Underpinning the ID is VW’s newly developed MEB (Modularen Elektrifizierungsbaukasten – Modular Electric Architecture) platform originally showcased on the Budd-e concept at the Consumer Electronics Show in Las Vegas in January 2016.
Providing the ID with zero-emissions capability is a 125kW brushless electric motor mounted within the rear axle housing. The in-house-developed unit drives the concept’s rear wheels via a fixed-ratio gearbox. Although VW has yet to hint at a kerb weight for the first of its dedicated electric cars, computer simulations suggest the production version is set to possess a 0-62mph time of less than eight seconds and a top speed limited to 100mph.
Energy used to drive the electric motor is drawn from a lithium-ion battery mounted low down in the floor of the MEB platform wholly within the wheelbase for the best possible weight distribution. VW has not yet confirmed the capacity of the lithium-ion unit, but Autocar sources say it will be produced in-house for the production model.

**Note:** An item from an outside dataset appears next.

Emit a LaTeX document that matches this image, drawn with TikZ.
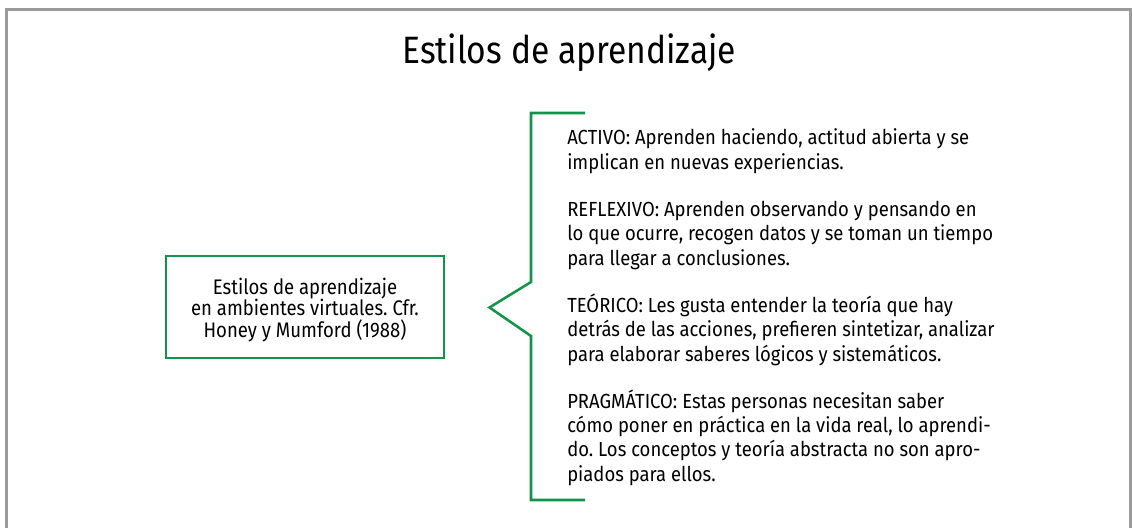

However, VW describes the battery used by the ID as being scalable and hints at differing capacities in each of its upcoming electric models in much the same way that it offers differing power outputs in today’s combustion engine models.
Little is being said about the charging system for the ID, although going on VW’s claims that its battery can be recharged to 80% within 30 minutes, it appears the car maker may be considering a 800V system similar to that employed by its sibling company Porsche on the Mission E concept revealed at the Frankfurt motor show in 2015.

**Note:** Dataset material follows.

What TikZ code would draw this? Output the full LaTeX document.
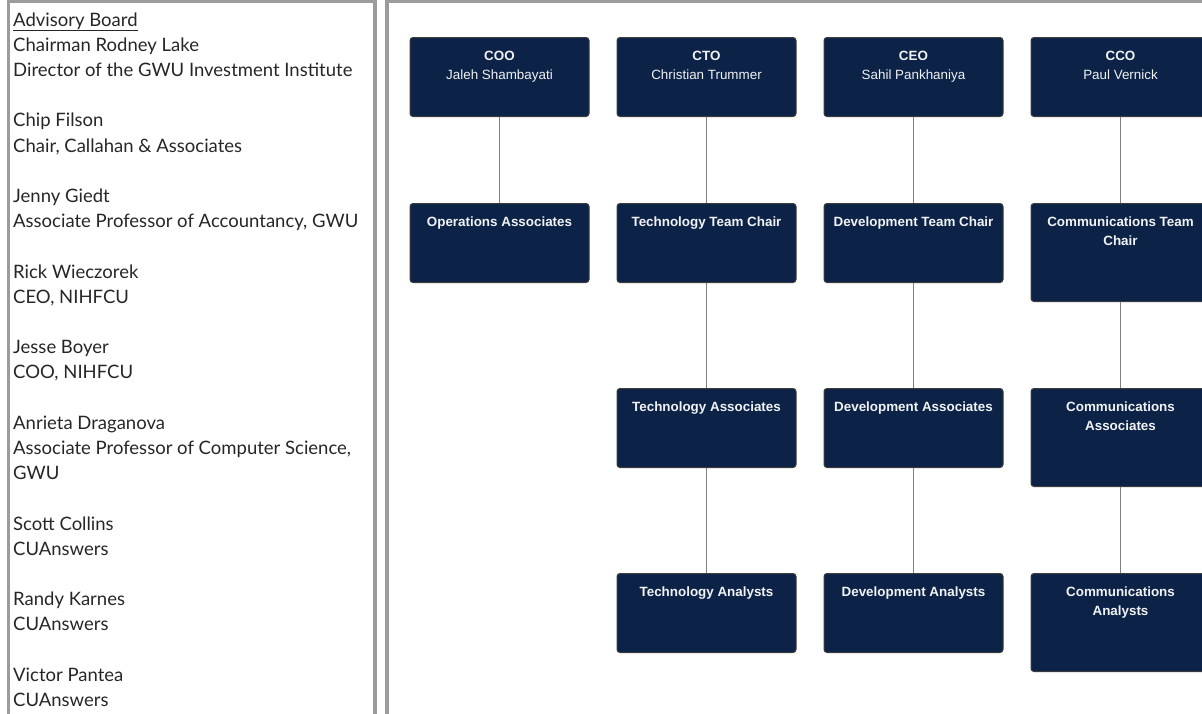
\documentclass[tikz,border=0pt]{standalone}
\usepackage{fontspec}
\setmainfont{Lato}
\newfontfamily\chartfont{Liberation Sans}
\usetikzlibrary{positioning}

\definecolor{navy}{HTML}{0C2347}
\definecolor{boxedge}{HTML}{3C3C3C}
\definecolor{linkgray}{HTML}{7F7F7F}
\definecolor{framegray}{HTML}{9C9C9C}

\begin{document}
\begin{tikzpicture}[x=1pt,y=-1pt,
    orgbox/.style={draw=boxedge,fill=navy,rounded corners=3pt,line width=1pt,
        minimum width=179pt,minimum height=79pt,inner sep=0pt,anchor=north},
    tallbox/.style={orgbox,minimum height=98pt},
    boxlbl/.style={anchor=north,yshift=-14pt,inner sep=0pt,text=white!94!navy,align=center,
        font=\chartfont\fontsize{13.4}{19}\selectfont\bfseries},
    link/.style={draw=linkgray,line width=1.5pt},
    panel/.style={draw=framegray,line width=3.5pt},
    board/.style={anchor=base west,inner sep=0pt,text=black!85,
        font=\fontsize{18.5}{20}\selectfont}]

                \useasboundingbox (0,0) rectangle (1202,713);

                % the two panels
                \draw[panel] (8.5,730) |- (375,1.5) -- (375,730);
                \draw[panel] (387,730) |- (1215,1.5);

                % advisory board list
                \foreach \i/\txt in {0/\underline{Advisory Board}, 1/Chairman Rodney Lake,
                    2/Director of the GWU Investment Institute, 4/Chip Filson,
                    5/{Chair, Callahan \& Associates}, 7/Jenny Giedt,
                    8/{Associate Professor of Accountancy, GWU}, 10/Rick Wieczorek,
                    11/{CEO, NIHFCU}, 13/Jesse Boyer, 14/{COO, NIHFCU},
                    16/Anrieta Draganova, 17/{Associate Professor of Computer Science,},
                    18/GWU, 20/Scott Collins, 21/CUAnswers, 23/Randy Karnes,
                    24/CUAnswers, 26/Victor Pantea, 27/CUAnswers}
                    {
                    \node[board] (ab\i) at (13,26+25.2*\i) {\txt};
                    }

                % officers
                \node[orgbox,label={[boxlbl]north:{COO\\\mdseries Jaleh Shambayati}}] (coo) at (499.5,37) {};

                \node[orgbox,label={[boxlbl]north:{CTO\\\mdseries Christian Trummer}}] (cto) [right=27pt of coo] {};

                \node[orgbox,label={[boxlbl]north:{CEO\\\mdseries Sahil Pankhaniya}}] (ceo) [right=27pt of cto] {};

                \node[orgbox,label={[boxlbl]north:{CCO\\\mdseries Paul Vernick}}] (cco) [right=27pt of ceo] {};

                % teams
                \node[orgbox,label={[boxlbl]north:Operations Associates}] (opsassoc) [below=86pt of coo] {};

                \node[orgbox,label={[boxlbl]north:Technology Team Chair}] (techchair) [below=86pt of cto] {};

                \node[orgbox,label={[boxlbl]north:Development Team Chair}] (devchair) [below=86pt of ceo] {};

                \node[tallbox,label={[boxlbl]north:{Communications Team\\Chair}}] (comchair) [below=86pt of cco] {};

                \node[orgbox,label={[boxlbl]north:Technology Associates}] (techassoc) [below=105pt of techchair] {};

                \node[orgbox,label={[boxlbl]north:Development Associates}] (devassoc) [below=105pt of devchair] {};

                \node[tallbox,label={[boxlbl]north:{Communications\\Associates}}] (comassoc) [below=86pt of comchair] {};

                \node[orgbox,label={[boxlbl]north:Technology Analysts}] (techanal) [below=105pt of techassoc] {};

                \node[orgbox,label={[boxlbl]north:Development Analysts}] (devanal) [below=105pt of devassoc] {};

                \node[tallbox,label={[boxlbl]north:{Communications\\Analysts}}] (companal) [below=86pt of comassoc] {};

                \foreach \from/\to in {coo/opsassoc, cto/techchair, ceo/devchair, cco/comchair,
                    techchair/techassoc, devchair/devassoc, comchair/comassoc,
                    techassoc/techanal, devassoc/devanal, comassoc/companal}
                    {
                    \path[link] (\from) -- (\to);
                    }

\end{tikzpicture}
\end{document}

Despite mounting the electric motor at the rear, VW says there is sufficient space to provide the ID with a multi-link rear-suspension similar to that used by the Golf. It is also key to endowing the new car with a weight distribution put at 48:52 front-to-rear.
Reiterating an earlier mission statement on its EV offensive, VW used the stage at Paris to confirm it is targeting one million EV sales annually by 2025.